* Given exercise: Reproduce every line of the listing as written, apart from the pictures.

* Given data:
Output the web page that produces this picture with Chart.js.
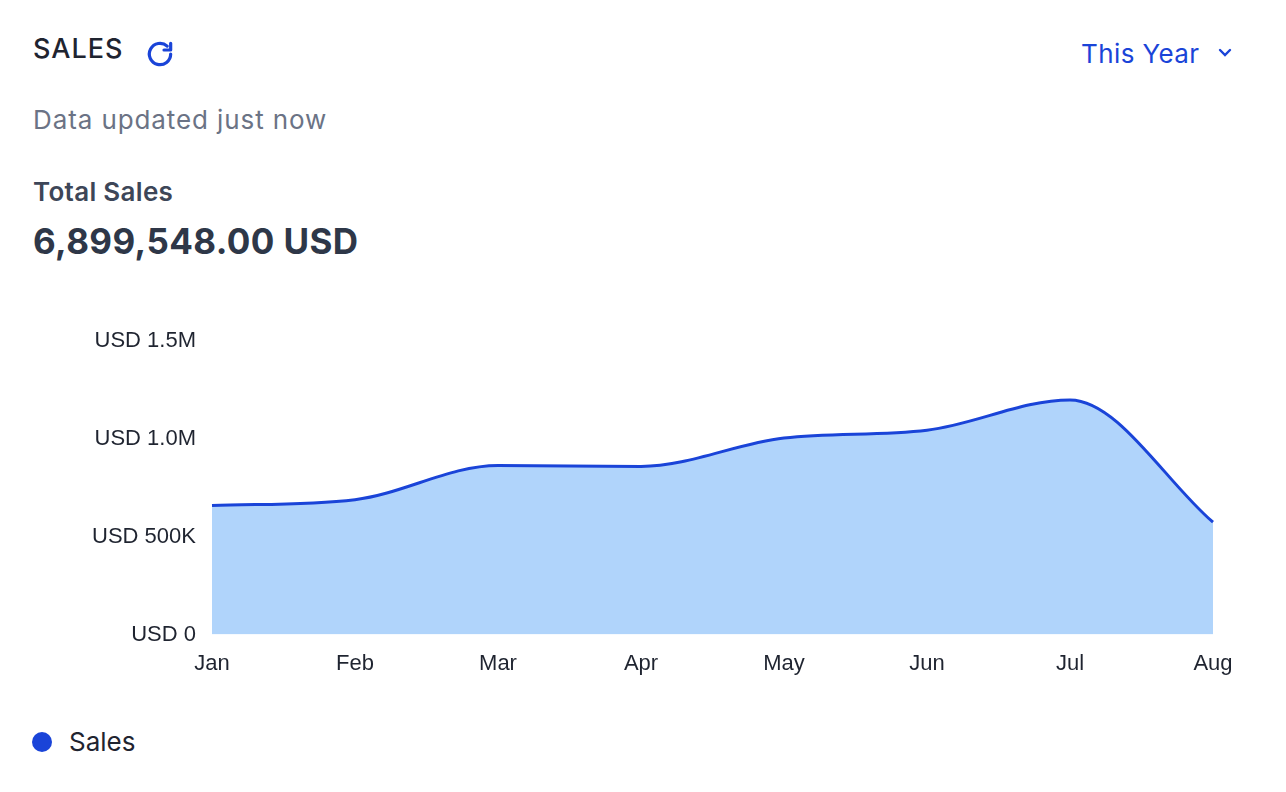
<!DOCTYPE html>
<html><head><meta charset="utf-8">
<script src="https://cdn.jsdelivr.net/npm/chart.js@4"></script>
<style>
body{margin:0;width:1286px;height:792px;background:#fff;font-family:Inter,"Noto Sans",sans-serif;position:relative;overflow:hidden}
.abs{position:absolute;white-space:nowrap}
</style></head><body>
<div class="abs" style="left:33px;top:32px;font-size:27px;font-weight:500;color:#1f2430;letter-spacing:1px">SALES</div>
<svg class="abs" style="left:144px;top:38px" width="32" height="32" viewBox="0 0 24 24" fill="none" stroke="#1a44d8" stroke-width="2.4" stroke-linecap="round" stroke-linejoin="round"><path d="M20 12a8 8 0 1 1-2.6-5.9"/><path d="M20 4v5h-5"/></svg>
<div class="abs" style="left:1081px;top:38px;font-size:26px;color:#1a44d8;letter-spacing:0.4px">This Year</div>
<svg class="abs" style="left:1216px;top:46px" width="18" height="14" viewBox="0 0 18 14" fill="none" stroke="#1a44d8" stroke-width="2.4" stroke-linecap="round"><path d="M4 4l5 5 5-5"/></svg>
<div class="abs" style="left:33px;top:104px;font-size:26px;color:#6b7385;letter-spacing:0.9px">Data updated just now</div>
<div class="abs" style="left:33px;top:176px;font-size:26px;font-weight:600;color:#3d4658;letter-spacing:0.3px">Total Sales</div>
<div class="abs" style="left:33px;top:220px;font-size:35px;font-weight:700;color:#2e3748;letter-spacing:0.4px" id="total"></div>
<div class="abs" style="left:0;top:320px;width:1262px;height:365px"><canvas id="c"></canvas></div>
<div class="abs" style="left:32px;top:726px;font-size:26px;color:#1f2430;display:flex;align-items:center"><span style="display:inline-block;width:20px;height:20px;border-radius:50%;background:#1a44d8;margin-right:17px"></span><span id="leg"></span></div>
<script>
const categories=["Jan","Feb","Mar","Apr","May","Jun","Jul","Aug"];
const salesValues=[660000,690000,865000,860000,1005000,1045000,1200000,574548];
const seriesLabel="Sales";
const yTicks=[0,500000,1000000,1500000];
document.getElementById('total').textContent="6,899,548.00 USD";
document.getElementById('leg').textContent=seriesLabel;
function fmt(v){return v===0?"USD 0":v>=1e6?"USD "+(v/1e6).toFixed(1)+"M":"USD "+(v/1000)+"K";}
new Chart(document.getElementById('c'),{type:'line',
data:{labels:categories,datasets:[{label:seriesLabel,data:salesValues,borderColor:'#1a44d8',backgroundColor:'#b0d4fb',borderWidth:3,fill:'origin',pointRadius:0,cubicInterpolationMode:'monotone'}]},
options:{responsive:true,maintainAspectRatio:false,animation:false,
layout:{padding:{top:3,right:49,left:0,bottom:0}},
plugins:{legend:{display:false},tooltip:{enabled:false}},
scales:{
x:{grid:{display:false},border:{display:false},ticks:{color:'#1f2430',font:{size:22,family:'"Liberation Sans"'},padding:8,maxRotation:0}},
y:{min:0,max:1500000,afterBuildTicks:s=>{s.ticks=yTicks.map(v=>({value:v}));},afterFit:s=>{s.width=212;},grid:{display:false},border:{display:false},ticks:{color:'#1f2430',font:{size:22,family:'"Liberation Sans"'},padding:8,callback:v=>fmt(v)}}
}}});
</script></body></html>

* Solution to this problem:
Output the web page that produces this picture with Chart.js.
<!DOCTYPE html>
<html><head><meta charset="utf-8">
<script src="https://cdn.jsdelivr.net/npm/chart.js@4"></script>
<style>
body{margin:0;width:1286px;height:792px;background:#fff;font-family:Inter,"Noto Sans",sans-serif;position:relative;overflow:hidden}
.abs{position:absolute;white-space:nowrap}
</style></head><body>
<div class="abs" style="left:33px;top:32px;font-size:27px;font-weight:500;color:#1f2430;letter-spacing:1px">SALES</div>
<svg class="abs" style="left:144px;top:38px" width="32" height="32" viewBox="0 0 24 24" fill="none" stroke="#1a44d8" stroke-width="2.4" stroke-linecap="round" stroke-linejoin="round"><path d="M20 12a8 8 0 1 1-2.6-5.9"/><path d="M20 4v5h-5"/></svg>
<div class="abs" style="left:1081px;top:38px;font-size:26px;color:#1a44d8;letter-spacing:0.4px">This Year</div>
<svg class="abs" style="left:1216px;top:46px" width="18" height="14" viewBox="0 0 18 14" fill="none" stroke="#1a44d8" stroke-width="2.4" stroke-linecap="round"><path d="M4 4l5 5 5-5"/></svg>
<div class="abs" style="left:33px;top:104px;font-size:26px;color:#6b7385;letter-spacing:0.9px">Data updated just now</div>
<div class="abs" style="left:33px;top:176px;font-size:26px;font-weight:600;color:#3d4658;letter-spacing:0.3px">Total Sales</div>
<div class="abs" style="left:33px;top:220px;font-size:35px;font-weight:700;color:#2e3748;letter-spacing:0.4px" id="total"></div>
<div class="abs" style="left:0;top:320px;width:1262px;height:365px"><canvas id="c"></canvas></div>
<div class="abs" style="left:32px;top:726px;font-size:26px;color:#1f2430;display:flex;align-items:center"><span style="display:inline-block;width:20px;height:20px;border-radius:50%;background:#1a44d8;margin-right:17px"></span><span id="leg"></span></div>
<script>
const categories=["Jan","Feb","Mar","Apr","May","Jun","Jul","Aug"];
const salesValues=[660000,690000,865000,860000,1005000,1045000,1200000,574548];
const seriesLabel="Sales";
const yTicks=[0,500000,1000000,1500000];
document.getElementById('total').textContent="6,899,548.00 USD";
document.getElementById('leg').textContent=seriesLabel;
function fmt(v){return v===0?"USD 0":v>=1e6?"USD "+(v/1e6).toFixed(1)+"M":"USD "+(v/1000)+"K";}
new Chart(document.getElementById('c'),{type:'line',
data:{labels:categories,datasets:[{label:seriesLabel,data:salesValues,borderColor:'#1a44d8',backgroundColor:'#b0d4fb',borderWidth:3,fill:'origin',pointRadius:0,cubicInterpolationMode:'monotone'}]},
options:{responsive:true,maintainAspectRatio:false,animation:false,
layout:{padding:{top:3,right:49,left:0,bottom:0}},
plugins:{legend:{display:false},tooltip:{enabled:false}},
scales:{
x:{grid:{display:false},border:{display:false},ticks:{color:'#1f2430',font:{size:22,family:'"Liberation Sans"'},padding:8,maxRotation:0}},
y:{min:0,max:1500000,afterBuildTicks:s=>{s.ticks=yTicks.map(v=>({value:v}));},afterFit:s=>{s.width=212;},grid:{display:false},border:{display:false},ticks:{color:'#1f2430',font:{size:22,family:'"Liberation Sans"'},padding:8,callback:v=>fmt(v)}}
}}});
</script></body></html>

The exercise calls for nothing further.